Source data used in a behavior graph - Amazon Detective

Source data used in a behavior graph

To populate a behavior graph, Amazon Detective uses source data from the behavior graph administrator account and member accounts.


   Diagram showing how a behavior graph uses data from the administrator account and member
    accounts, and uses the behavior graph data structure.

For details about the behavior graph data structure, see Overview of the behavior graph data structure in Detective User Guide.

Types of core data sources in Detective

Detective ingests data from these types of AWS logs:

  • AWS CloudTrail logs

  • Amazon Virtual Private Cloud (Amazon VPC) flow logs

  • For accounts that are enrolled in GuardDuty, Detective also ingests GuardDuty findings.

Detective consumes CloudTrail and VPC flow log events using independent and duplicative streams of CloudTrail and VPC flow logs. These processes do not affect or use your existing CloudTrail and VPC flow log configurations. They also do not affect the performance of or increase your costs for these services.

Types of optional data sources in Detective

Detective offers optional source packages in addition to the three data sources offered in the Detective core package (the core package includes AWS CloudTrail logs, VPC Flow logs, and GuardDuty findings). An optional data source package can be started or stopped for a behavior graph at any time.

Detective provides a 30-day free trial for all optional source packages per Region.

Note

All logs for data sources are kept for up to 1 year.

Currently the following optional source packages are available:

  • EKS audit logs

    This optional data source package allows Detective to ingest detailed information on EKS clusters in your environment and adds that data to your behavior graph.

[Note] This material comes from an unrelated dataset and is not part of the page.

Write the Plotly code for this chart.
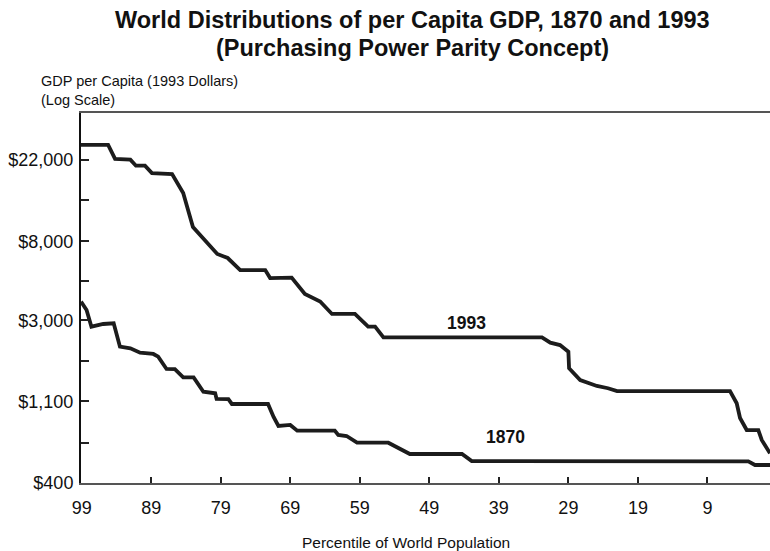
import plotly.graph_objects as go

# Percentile of world population (100 = richest) and GDP per capita, 1993 dollars
pct_1993 = [99.1, 95.2, 94.2, 92.0, 91.2, 89.9, 88.9, 86.0, 84.4, 83.0, 79.5, 78.0,
            76.2, 72.6, 71.9, 68.8, 66.9, 64.7, 63.0, 59.7, 57.8, 56.8, 55.6, 32.8,
            31.6, 30.2, 29.0, 28.9, 27.3, 24.9, 23.3, 22.0, 5.75, 4.79, 4.31, 3.35,
            1.68, 1.19, 0.0]
gdp_1993 = [26400, 26400, 22200, 22000, 20400, 20400, 18600, 18400, 14550, 9550, 6830, 6500,
            5600, 5600, 5070, 5100, 4160, 3790, 3250, 3250, 2775, 2775, 2430, 2430,
            2276, 2210, 2035, 1657, 1433, 1331, 1294, 1250, 1250, 1074, 895, 771,
            771, 682, 578]

pct_1870 = [99.1, 98.3, 97.6, 95.9, 94.4, 93.5, 92.0, 90.6, 88.7, 88.0, 86.8, 85.6,
            84.4, 82.9, 81.5, 79.8, 79.6, 77.9, 77.4, 72.2, 71.4, 70.7, 69.0, 68.0,
            62.6, 62.1, 60.9, 59.4, 54.9, 51.8, 44.3, 42.9, 3.12, 2.16, 0.0]
gdp_1870 = [3784, 3414, 2775, 2870, 2895, 2166, 2122, 2011, 1979, 1913, 1643, 1640,
            1482, 1482, 1240, 1216, 1133, 1130, 1065, 1065, 906, 811, 821, 765,
            765, 725, 716, 659, 659, 573, 573, 525, 523, 500, 500]

y_tick_vals = [400, 1100, 3000, 8000, 22000]
y_tick_text = ["$400", "$1,100", "$3,000", "$8,000", "$22,000"]
y_minor_vals = [660, 1820, 4900, 13300]
x_tick_vals = [99, 89, 79, 69, 59, 49, 39, 29, 19, 9]

LINE = "#1c1c1c"
FONT = "Liberation Sans, Arial, Helvetica, sans-serif"

fig = go.Figure()
for xs, ys in ((pct_1993, gdp_1993), (pct_1870, gdp_1870)):
    fig.add_trace(go.Scatter(x=xs, y=ys, mode="lines",
                             line=dict(color=LINE, width=3.8),
                             hoverinfo="skip", showlegend=False))

fig.update_layout(
    width=770, height=551,
    margin=dict(l=81, r=0, t=113, b=68),
    paper_bgcolor="white", plot_bgcolor="white",
    font=dict(family=FONT, color="#111"),
    xaxis=dict(
        range=[99.1, 0], tickmode="array", tickvals=x_tick_vals,
        ticks="inside", ticklen=6, tickwidth=1.5, tickcolor="#222",
        showgrid=False, zeroline=False,
        showline=True, linecolor="#555", linewidth=2, mirror=True,
        tickfont=dict(size=18, family=FONT, color="#111"),
        ticklabelstandoff=7,
    ),
    yaxis=dict(
        type="log", range=[2.60206, 4.5933],
        tickmode="array", tickvals=y_tick_vals, ticktext=y_tick_text,
        ticks="inside", ticklen=8, tickwidth=1.5, tickcolor="#222",
        minor=dict(tickmode="array", tickvals=y_minor_vals, ticks="inside",
                   ticklen=8, tickwidth=1.5, tickcolor="#222", showgrid=False),
        showgrid=False, zeroline=False,
        showline=True, linecolor="#111", linewidth=2,
        tickfont=dict(size=18, family=FONT, color="#111"),
        ticklabelstandoff=2,
    ),
)

annotations = [
    dict(text="<b>World Distributions of per Capita GDP, 1870 and 1993</b>",
         xref="paper", yref="paper", x=0.481, y=1.251, showarrow=False,
         xanchor="center", yanchor="middle", font=dict(size=23.5, family=FONT, color="#111")),
    dict(text="<b>(Purchasing Power Parity Concept)</b>",
         xref="paper", yref="paper", x=0.481, y=1.176, showarrow=False,
         xanchor="center", yanchor="middle", font=dict(size=23.5, family=FONT, color="#111")),
    dict(text="GDP per Capita (1993 Dollars)<br>(Log Scale)",
         xref="paper", yref="paper", x=-0.061, y=1.0595, showarrow=False,
         xanchor="left", yanchor="middle", align="left",
         font=dict(size=14.5, family=FONT, color="#111")),
    dict(text="Percentile of World Population",
         xref="paper", yref="paper", x=0.472, y=-0.162, showarrow=False,
         xanchor="center", yanchor="middle", font=dict(size=15.5, family=FONT, color="#111")),
    dict(text="<b>1993</b>", x=43.6, y=3.463, xref="x", yref="y", showarrow=False,
         xanchor="center", yanchor="middle", font=dict(size=17.5, family=FONT, color="#111")),
    dict(text="<b>1870</b>", x=38.1, y=2.849, xref="x", yref="y", showarrow=False,
         xanchor="center", yanchor="middle", font=dict(size=17.5, family=FONT, color="#111")),
]
fig.update_layout(annotations=annotations)

fig.write_html("out.html")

See Amazon EKS audit logs for Detective for details.

Starting or stopping an optional data source:

  1. Open the Detective console at https://console.aws.amazon.com/detective/.

  2. From the navigation panel under Settings, choose General.

  3. Under Optional source packages, select Update. Then select the data source you wish to enable or deselect a box for an already enabled data source and choose Update to change which data source packages are enabled.

Note

If you stop and then restart an optional data source you will see a gap in the data displayed on some entity profiles. This gap will be noted in the console display and represent the period of time when the data source was stopped. When a data source is restarted Detective does not retroactively ingest data.

How Detective ingests and stores source data

When Detective is enabled, Detective begins ingesting source data from the behavior graph administrator account. As member accounts are added to the behavior graph, Detective also begins using the data from those member accounts.

Detective source data consists of structured and processed versions of the original feeds. To support Detective analytics, Detective stores copies of the Detective source data.

The Detective ingest process feeds data into Amazon Simple Storage Service (Amazon S3) buckets in the Detective source data store. As new source data arrives, other Detective components pick up the data and start the extraction and analytics processes. For more information, see How Detective uses source data to populate a behavior graph in Detective User Guide.

How Detective enforces the data volume quota for behavior graphs

Detective has strict quotas on the volume of data it allows in each behavior graph. The data volume is the amount of data per day that flows into the Detective behavior graph.

Detective enforces these quotas when an administrator account enables Detective, and when a member account accepts an invitation to contribute to a behavior graph.

  • If the data volume for an administrator account exceeds 3.6 TB per day, then the administrator account cannot enable Detective.

  • If the added data volume from a member account would cause the behavior graph to exceed 3.6 TB per day, the member account cannot be enabled.

The data volume for a behavior graph also can grow naturally over time. Detective checks the behavior graph data volume each day to make sure that it does not exceed the quota.

If the behavior graph data volume is approaching the quota, Detective displays a warning message on the console. To avoid exceeding the quota, you can remove member accounts.

If the behavior graph data volume exceeds 3.6 TB per day, then you cannot add a new member account to the behavior graph.

If the behavior graph data volume exceeds 4.5 TB per day, then Detective stops ingesting data into the behavior graph. The 4.5 TB per day reflects both normal data volume and spikes in the data volume. When this quota is reached, no new data is ingested into the behavior graph, but existing data is not removed. You can still use that historical data for investigation. The console displays a message to indicate that the data ingest is suspended for the behavior graph.

If the data ingest is suspended, you must work with AWS Support to get it re-enabled. If possible, before you contact AWS Support, try to remove member accounts to get the data volume below the quota. This makes it easier to re-enable the data ingest for the behavior graph.